Another popular draw to Badwater Basin is the very large area of salt flats. Tens of thousands of years ago Death Valley was anything but the harsh desert environment that it currently is. Badwater Basin was once the site of the prehistoric Lake Manly. As the geologic processes took place, the lake eventually evaporated. What was left behind in its place was an abundance of salt and minerals. Today evaporating ground water adds to the evaporation process. As the water evaporates gemoetric salt polygons are left behind. The salt flats are primarily composed of sodium chloride, calcite, gypsum, and borax (2). These polygons are a popular photography subject.
On A Personal Note:
The best views of salt flats require about a two mile hike out into the open basin. While here don’t be surprised how hot these salt flats can be even during the winter. The amount of radiating heat off the white salt crystals is astounding. There’s also no reprieve from the sun here. A fair amount of UV light is also radiated off the white salt. I recommend sun protection.
Some near three hundred feet above the parking lot is a sign pointing out where sea level is. Also near the boardwalk is a small freshwater spring. All water here is high in salt and is collected in the higher elevations before its filtered to the ground water below. The salt flats make for some very creative and interesting pictures. The amount of salt in the basin can vary year by year depending on how much groundwater has evaporated from rain and snowfall throughout the year.
1. N.a. “Birth Of Death Valley.” Death Valley National Park Placard. Exhibited at Badwater Basin February 2021.
2. N.a. “Badwater Basin.” Death Valley National Park. National Park Service. https://www.nps.gov/places/badwater-basin.htm. 27 June 2021. Accessed 20 February 2022.
- Overall Difficulty: 10% 10%
- Overall Views: 95% 95%
Badwater Basin Trail Quick Facts:
- Max Elevation: -272 feet.
- Elevation Gain: 3 feet.
- Estimated Distance: 2 miles.
- My Actual Distance: 2.1 miles.
- Estimated Time: 30–90 minutes.
- My Time: 53 minutes moving; one hour and three minutes total.
Badwater Basin Trail Directions:
Open in maps. Badwater basin is located in Death Valley National Park California. The exact location for the trail is on Badwater Basin Road. Located at the trailhead is an ample sized parking lot. Not all visitors hike the full distance out to the center of the salt flats so turnover in the parking lot is quick. Cost is admission price to the park. An America The Beautiful Pass will also work.
Badwater Basin Trail Pictures:
Who Badwater Basin Trail Is For:
Novice Hikers: The most difficult thing about this trail will be the heat radiating off the bright white salt flats. The trail is flat and is more of a use path out to the center of the basin. This trail is great for those with families, those who are unable to hike longer distances or those with limited mobility.
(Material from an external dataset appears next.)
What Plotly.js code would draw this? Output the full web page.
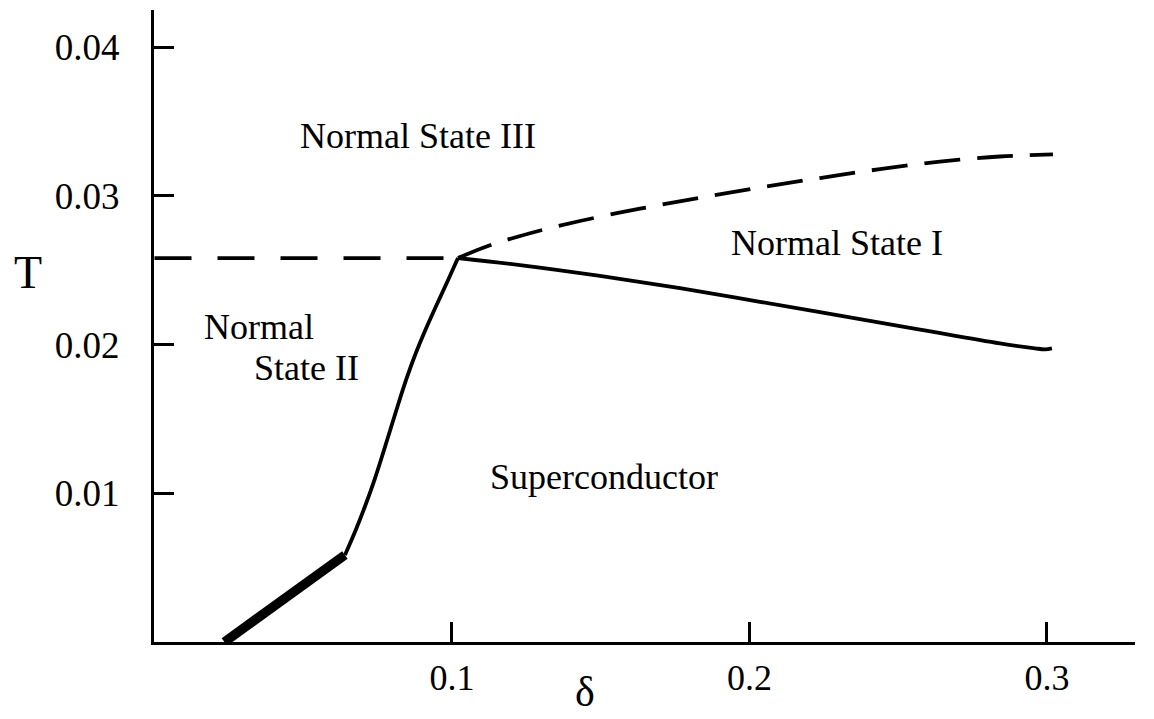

Advanced Hikers: This is not difficult. Pair this hike with several other short hikes in the area or find a longer hike if you are looking for something more difficult.
Expert Hikers: Same as above.
It’s always a good idea to be aware of what type of hiking level you’re at.
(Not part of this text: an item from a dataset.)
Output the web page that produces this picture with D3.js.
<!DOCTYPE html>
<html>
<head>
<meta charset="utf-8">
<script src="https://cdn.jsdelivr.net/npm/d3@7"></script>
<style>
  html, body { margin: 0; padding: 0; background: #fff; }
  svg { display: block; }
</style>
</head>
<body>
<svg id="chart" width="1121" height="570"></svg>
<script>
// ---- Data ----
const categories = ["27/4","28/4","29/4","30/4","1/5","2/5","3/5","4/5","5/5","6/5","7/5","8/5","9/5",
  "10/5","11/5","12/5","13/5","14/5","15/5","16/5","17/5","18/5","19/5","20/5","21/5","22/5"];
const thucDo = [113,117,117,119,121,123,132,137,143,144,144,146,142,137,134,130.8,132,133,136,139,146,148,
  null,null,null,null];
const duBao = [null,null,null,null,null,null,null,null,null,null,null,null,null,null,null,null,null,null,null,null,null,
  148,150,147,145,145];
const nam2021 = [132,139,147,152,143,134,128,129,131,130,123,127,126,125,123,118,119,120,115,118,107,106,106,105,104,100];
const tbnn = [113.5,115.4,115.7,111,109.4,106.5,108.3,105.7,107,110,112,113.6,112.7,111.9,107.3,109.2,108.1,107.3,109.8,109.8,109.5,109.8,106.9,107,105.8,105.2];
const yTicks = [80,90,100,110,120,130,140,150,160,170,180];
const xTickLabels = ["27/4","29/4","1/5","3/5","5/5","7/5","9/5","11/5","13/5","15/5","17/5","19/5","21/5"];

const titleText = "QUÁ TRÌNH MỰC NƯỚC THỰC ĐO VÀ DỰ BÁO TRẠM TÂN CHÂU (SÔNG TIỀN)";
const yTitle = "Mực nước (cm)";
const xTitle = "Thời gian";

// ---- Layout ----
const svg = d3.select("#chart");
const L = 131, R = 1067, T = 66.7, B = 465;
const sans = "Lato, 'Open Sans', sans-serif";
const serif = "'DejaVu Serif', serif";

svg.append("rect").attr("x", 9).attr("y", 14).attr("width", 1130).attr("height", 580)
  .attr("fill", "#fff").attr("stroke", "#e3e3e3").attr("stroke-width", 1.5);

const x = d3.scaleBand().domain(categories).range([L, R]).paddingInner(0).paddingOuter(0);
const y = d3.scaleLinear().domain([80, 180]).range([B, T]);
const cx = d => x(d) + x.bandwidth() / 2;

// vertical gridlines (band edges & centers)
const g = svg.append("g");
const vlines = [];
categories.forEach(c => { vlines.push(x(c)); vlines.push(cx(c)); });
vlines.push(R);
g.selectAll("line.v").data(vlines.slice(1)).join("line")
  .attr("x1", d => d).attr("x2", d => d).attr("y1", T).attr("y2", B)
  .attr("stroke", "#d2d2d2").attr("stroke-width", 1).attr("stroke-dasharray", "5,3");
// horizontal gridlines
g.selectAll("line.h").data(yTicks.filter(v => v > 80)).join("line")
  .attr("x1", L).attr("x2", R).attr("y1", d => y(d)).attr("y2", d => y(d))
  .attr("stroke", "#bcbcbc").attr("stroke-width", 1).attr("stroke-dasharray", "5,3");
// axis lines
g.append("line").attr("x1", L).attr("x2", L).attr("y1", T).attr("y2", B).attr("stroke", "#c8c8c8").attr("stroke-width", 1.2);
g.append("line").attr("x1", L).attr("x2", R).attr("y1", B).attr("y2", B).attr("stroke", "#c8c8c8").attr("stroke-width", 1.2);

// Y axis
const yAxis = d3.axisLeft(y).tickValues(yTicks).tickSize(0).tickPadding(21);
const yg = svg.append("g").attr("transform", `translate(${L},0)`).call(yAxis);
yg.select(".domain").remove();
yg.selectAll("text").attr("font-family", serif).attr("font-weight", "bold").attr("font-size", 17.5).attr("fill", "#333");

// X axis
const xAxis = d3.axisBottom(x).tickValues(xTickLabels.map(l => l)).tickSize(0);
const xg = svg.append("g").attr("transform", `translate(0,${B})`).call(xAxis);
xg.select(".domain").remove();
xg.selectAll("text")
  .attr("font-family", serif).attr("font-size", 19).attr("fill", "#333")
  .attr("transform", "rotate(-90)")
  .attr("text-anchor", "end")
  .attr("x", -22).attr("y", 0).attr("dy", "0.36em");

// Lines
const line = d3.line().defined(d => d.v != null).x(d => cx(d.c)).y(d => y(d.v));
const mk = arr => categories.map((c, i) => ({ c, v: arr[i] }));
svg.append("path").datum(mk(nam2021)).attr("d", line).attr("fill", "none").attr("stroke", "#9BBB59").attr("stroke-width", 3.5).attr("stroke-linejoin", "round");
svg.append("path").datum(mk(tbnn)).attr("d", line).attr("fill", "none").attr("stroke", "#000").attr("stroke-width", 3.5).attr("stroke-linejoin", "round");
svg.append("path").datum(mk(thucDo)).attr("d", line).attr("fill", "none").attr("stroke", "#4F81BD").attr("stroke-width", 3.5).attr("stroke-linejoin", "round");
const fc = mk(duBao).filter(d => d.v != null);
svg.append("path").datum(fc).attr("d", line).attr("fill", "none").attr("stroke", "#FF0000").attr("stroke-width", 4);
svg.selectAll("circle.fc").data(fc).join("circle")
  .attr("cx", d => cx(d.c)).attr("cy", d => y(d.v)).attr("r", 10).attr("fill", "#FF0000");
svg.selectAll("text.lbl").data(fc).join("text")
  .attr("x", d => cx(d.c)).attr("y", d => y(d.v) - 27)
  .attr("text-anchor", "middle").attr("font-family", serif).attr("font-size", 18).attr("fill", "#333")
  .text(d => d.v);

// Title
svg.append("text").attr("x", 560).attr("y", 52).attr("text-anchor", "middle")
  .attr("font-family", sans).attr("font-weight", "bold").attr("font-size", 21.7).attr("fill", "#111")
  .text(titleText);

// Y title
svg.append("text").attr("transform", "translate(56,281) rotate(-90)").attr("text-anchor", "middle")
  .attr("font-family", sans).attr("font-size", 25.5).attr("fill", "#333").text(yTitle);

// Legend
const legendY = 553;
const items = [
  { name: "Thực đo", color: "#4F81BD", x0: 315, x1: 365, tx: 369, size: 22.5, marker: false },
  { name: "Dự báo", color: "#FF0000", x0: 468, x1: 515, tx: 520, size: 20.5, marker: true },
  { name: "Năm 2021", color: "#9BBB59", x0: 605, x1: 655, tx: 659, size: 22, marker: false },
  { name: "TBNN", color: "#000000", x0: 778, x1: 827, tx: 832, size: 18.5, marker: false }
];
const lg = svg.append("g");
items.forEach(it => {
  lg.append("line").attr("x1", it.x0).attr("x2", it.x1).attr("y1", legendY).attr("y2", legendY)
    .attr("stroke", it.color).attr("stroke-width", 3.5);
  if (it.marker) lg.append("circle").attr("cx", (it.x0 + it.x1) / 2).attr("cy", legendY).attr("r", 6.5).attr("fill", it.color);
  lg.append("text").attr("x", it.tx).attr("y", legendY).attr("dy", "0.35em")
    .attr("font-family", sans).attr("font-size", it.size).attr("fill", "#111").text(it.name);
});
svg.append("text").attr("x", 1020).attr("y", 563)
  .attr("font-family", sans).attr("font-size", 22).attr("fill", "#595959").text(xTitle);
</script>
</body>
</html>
Best Time Of Year To Hike Badwater Basin Trail:
One of the best things about visiting during the winter is seeing the view of Telescope Peak and the Panamint Range. These mountains are tall enough to catch residual weather systems coming off the Sierra Nevada. During the winter months the Panamint Range is often capped in snow and provides a nice contrast to the desert landscape. Once a decade or so enough rainfall will make its way into the valley to cause a rare superbloom with vibrant flowers.
Summer can bring about other problems besides just heat. The summer months is the monsoon season for the southwest desert. This season brings about the chance for lightning and thunderstorms. Avoid being out in the open during a thunderstorm to prevent being hit by lightning. It’s always a good idea to check the weather before heading out on a hike.
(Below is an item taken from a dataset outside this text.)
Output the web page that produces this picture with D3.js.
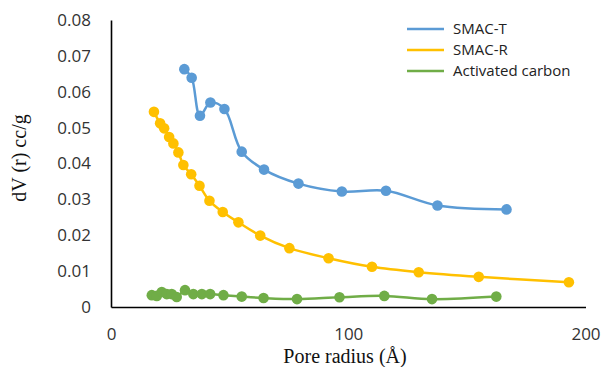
<!DOCTYPE html>
<html><head><meta charset="utf-8">
<script src="https://cdn.jsdelivr.net/npm/d3@7"></script>
<style>body{margin:0;background:#fff;} svg{display:block;}</style>
</head><body>
<script>
const seriesNames = ["SMAC-T", "SMAC-R", "Activated carbon"];
const seriesColors = ["#5B9BD5", "#FFC000", "#70AD47"];
const smacT_x = [30.9, 34.0, 37.5, 41.9, 47.8, 55.1, 64.5, 79.0, 97.3, 115.9, 137.6, 166.7];
const smacT_y = [0.0663, 0.0639, 0.0533, 0.0570, 0.0552, 0.0433, 0.0383, 0.0344, 0.0322, 0.0324, 0.0283, 0.0272];
const smacR_x = [18.1, 20.7, 22.4, 24.5, 26.3, 28.4, 30.5, 33.8, 37.3, 41.5, 47.1, 53.7, 62.9, 75.2, 91.7, 110.0, 129.7, 155.0, 193.0];
const smacR_y = [0.0544, 0.0512, 0.0498, 0.0474, 0.0456, 0.0431, 0.0396, 0.0370, 0.0338, 0.0296, 0.0265, 0.0236, 0.0199, 0.0164, 0.0136, 0.0112, 0.0097, 0.0084, 0.0069];
const ac_x = [17.2, 19.3, 21.4, 23.5, 25.6, 27.7, 31.2, 34.7, 38.3, 41.8, 47.4, 55.1, 64.3, 78.4, 96.3, 115.2, 135.3, 162.4];
const ac_y = [0.0033, 0.0031, 0.0042, 0.0036, 0.0036, 0.0028, 0.0047, 0.0036, 0.0036, 0.0036, 0.0033, 0.0029, 0.0025, 0.0022, 0.0027, 0.0031, 0.0022, 0.0029];
const xTicks = [0, 100, 200];
const yTicks = [0, 0.01, 0.02, 0.03, 0.04, 0.05, 0.06, 0.07, 0.08];

const W = 606, H = 367;
const svg = d3.select("body").append("svg").attr("width", W).attr("height", H);
const x = d3.scaleLinear().domain([0, 200]).range([111, 585.5]);
const y = d3.scaleLinear().domain([0, 0.08]).range([307, 20]);

const series = [
  {name: seriesNames[0], color: seriesColors[0], xs: smacT_x, ys: smacT_y},
  {name: seriesNames[1], color: seriesColors[1], xs: smacR_x, ys: smacR_y},
  {name: seriesNames[2], color: seriesColors[2], xs: ac_x, ys: ac_y}
];

// axes
const yAxis = d3.axisLeft(y).tickValues(yTicks).tickSize(0).tickPadding(20)
  .tickFormat(d => d === 0 ? "0" : d3.format(".2f")(d));
const gy = svg.append("g").attr("transform", `translate(${x(0)},0)`).call(yAxis);
const xAxis = d3.axisBottom(x).tickValues(xTicks).tickSize(0).tickPadding(21).tickFormat(d3.format("d"));
const gx = svg.append("g").attr("transform", `translate(0,${y(0)})`).call(xAxis);
[gx, gy].forEach(g => {
  g.select(".domain").attr("stroke", "#000").attr("stroke-width", 1.6);
  g.selectAll("text").attr("font-family", "'Open Sans', sans-serif").attr("font-size", 17).attr("fill", "#333");
});

const line = d3.line().curve(d3.curveCatmullRom.alpha(0.5));
series.forEach(s => {
  const pts = s.xs.map((v, i) => [x(v), y(s.ys[i])]);
  svg.append("path").attr("d", line(pts)).attr("fill", "none")
    .attr("stroke", s.color).attr("stroke-width", 2.5);
  svg.append("g").selectAll("circle").data(pts).join("circle")
    .attr("cx", d => d[0]).attr("cy", d => d[1]).attr("r", 5.3)
    .attr("fill", s.color);
});

// legend
const leg = svg.append("g");
series.forEach((s, i) => {
  const ly = 29 + i * 21;
  leg.append("line").attr("x1", 407).attr("x2", 444).attr("y1", ly).attr("y2", ly)
    .attr("stroke", s.color).attr("stroke-width", 2.5);
  leg.append("text").attr("x", 453).attr("y", ly).attr("dy", "0.35em")
    .attr("font-family", "'Open Sans', sans-serif").attr("font-size", 15).attr("fill", "#222")
    .text(s.name);
});

// axis titles
svg.append("text").attr("x", 345).attr("y", 363).attr("text-anchor", "middle")
  .attr("font-family", "'Liberation Serif', 'Times New Roman', serif").attr("font-size", 20).attr("fill", "#111")
  .text("Pore radius (Å)");
svg.append("text").attr("transform", "translate(26,158) rotate(-90)").attr("text-anchor", "middle")
  .attr("font-family", "'Liberation Serif', 'Times New Roman', serif").attr("font-size", 20).attr("fill", "#111")
  .text("dV (r) cc/g");
</script>
</body></html>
Badwater Basin Trail Conditions:
There is no trail here. It is more of a use trail that has been formed by the thousands of visitors that see this site. Not everybody hikes the full distance out to the center of the salt flats. The best views of the polygon geometric shapes are out towards the center of the salt flat. Feel free to venture as far as you want. Near the parking lot there is a boardwalk that overlooks the area and leads down to a saltwater spring at the base of the Black Mountains. The odds are quite low but it can’t be excluded, keep an eye out for rattlesnakes.